The Plainsman that Nevare spends time with, Dewara, is also quick to point out that all Plainspeople are not the same at all. He’s from a tribe called the Kidona, who generally don’t get along well with the others. It’s the Gernians that lump them all together as one people, and they’ve had to stick together in the face of a military trying to stamp them out. 

This all sounds interesting, doesn’t it? Well, here’s the thing though: most of this series isn’t really about that colonialist struggle between Gernians and Plainspeople. After the first book, that’s all mostly dropped. No, actually it’s mostly involved with another group of indigenous people, the Specks, who live in the forest at the edge of the Gernian Empire, who are using magic to infect the Gernians with plagues to keep them from invading. And then Nevare gets sort of infected with their magic, and their magic is trying to get him to act in their interests but he wants to remain Gernian? And also the magic makes Nevare very fat, because Speck wizards are morbidly obese,and also the aristocracy of their people, who have feeders to bring them food and do basic tasks like shopping and hunting for them? And also the feeders can be a harem too? Also there’s an old Gernian god of death to whom Nevare owes a debt to because Reasons?

Like what the fudge.

And the thing falls apart at the ending, because the story’s resolution was that the Gernians discover some gold and have a gold rush, and the queen of Gernia decides that the Speck sacred trees are also sacred to her, so they’re no longer concerned with expanding outward and everyone can go home now, isn’t that great?

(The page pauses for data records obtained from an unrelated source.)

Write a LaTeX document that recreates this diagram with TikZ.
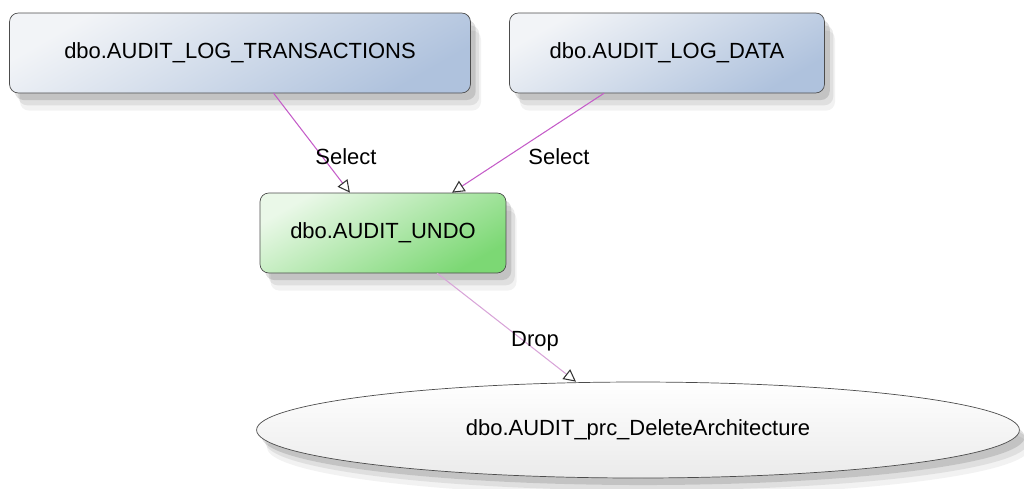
\documentclass[tikz,border=0pt]{standalone}
\usepackage{fontspec}
\setmainfont{Liberation Sans}
\usetikzlibrary{shapes.geometric, shadows, arrows.meta, calc}
\definecolor{tblA}{HTML}{F2F4F7}
\definecolor{tblB}{HTML}{AFC2DD}
\definecolor{viewA}{HTML}{EAF8E8}
\definecolor{viewB}{HTML}{7CD874}
\definecolor{depC}{HTML}{C45CC8}
\definecolor{dropC}{HTML}{D8A4D8}

\begin{document}
\begin{tikzpicture}[x=0.02cm, y=-0.02cm, font=\fontsize{12.5}{15}\selectfont, line join=round, line cap=round,
		>={Triangle[open, length=7pt, width=7pt, color=black!80]},
		shade/.style={drop shadow={shadow xshift=3pt, shadow yshift=-4pt, opacity=.12, fill=black},
			drop shadow={shadow xshift=5pt, shadow yshift=-7pt, opacity=.08, fill=black},
			drop shadow={shadow xshift=6pt, shadow yshift=-10pt, opacity=.05, fill=black}},
		tbl/.style={draw=black!70, rounded corners=5pt, minimum height=1.6cm, shade,
			top color=tblA, bottom color=tblB, shading angle=30},
		view/.style={draw=black!70, rounded corners=5pt, minimum height=1.6cm, shade,
			top color=viewA, bottom color=viewB, shading angle=30},
		proc/.style={draw=black!70, ellipse, shade, top color=white, bottom color=black!8},
		dep/.style={->, draw=depC, semithick},
		lbl/.style={inner sep=1pt}]
	\useasboundingbox (0,0) rectangle (1024,488);
	% objects
	\node[tbl, minimum width=9.22cm] (T) at (240,53) {dbo.AUDIT\_LOG\_TRANSACTIONS};
	\node[tbl, minimum width=6.3cm] (D) at (667,53) {dbo.AUDIT\_LOG\_DATA};
	\node[view, minimum width=4.92cm] (U) at (383,233) {dbo.AUDIT\_UNDO};
	\node[proc, minimum width=15.26cm, minimum height=1.92cm] (E) at (638,430) {dbo.AUDIT\_prc\_DeleteArchitecture};
	% dependencies
	\draw[dep] ($(T.south west)!0.573!(T.south east)$) -- ($(U.north west)!0.366!(U.north east)$);
	\draw[dep] ($(D.south west)!0.30!(D.south east)$) -- ($(U.north west)!0.78!(U.north east)$);
	\draw[dep, draw=dropC] ($(U.south west)!0.72!(U.south east)$) -- ($(E.north)+(-62,0)$);
	\foreach \t/\p in {Select/{346,157}, Select/{559,157}, Drop/{535,341}} \node[lbl] at (\p) {\t};
\end{tikzpicture}
\end{document}
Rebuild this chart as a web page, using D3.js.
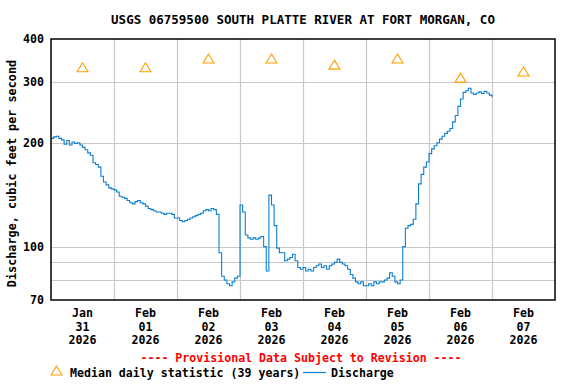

There came a point in the third book where I knew that I wouldn’t be satisfied with the ending. Because the whole story has turned into this conflict within Nevare of having to help the Specks while also wanting to remain Gernian, and there would have to be peace for this to be any sort of conclusion. I thought that if somehow the two sides just sat and talked things out and worked out their differences it’d come across as a bit corny; like, “Hey, don’t worry! We solved colonialism!” as if all it took was a few level-headed conversations. That would be silly. But it’d be better than what we got, which didn’t even involve an actual peace treaty or conversation; just, “Oh, we’re having a gold rush, so we don’t want to expand anymore, it’s cool. We solved colonialism!”

Except it’s not solved at all! Are we really going with the ending where the problems are solved because of human greed? What happens when the gold runs out, as it inevitably will? Are Gernians going to give up a decades-long conflict because they just found one spot rich in gold? And what about the Plainspeople? They’re still second-class citizens who are having their culture systematically stamped out! The first chapter shows them being oppressed. And yet their status is such a non-issue.

The series ends with Nevare getting a happy ending, which, yay, I guess, considering all the terrible stuff he had to put up with over the course of the story. But we’re essentially being told that the horrible crimes being perpetuated on the characters suffering under an imperialist military’s heel are no big deal because at least our white male lead got a happy ending!

I feel bad about coming down this hard on this book too! The first had so much potential, and I was hoping that this would let me launch more into Robin Hobb’s work; it is, after all, past time I tried to oread more speculative fiction by female authors. But overall the story of this trilogy just wasn’t good and it didn’t make much sense. Structurally and thematically it falls to pieces and halfway through the third book it just became a chore to read.

Maybe read the first book. After that, feel free to skip.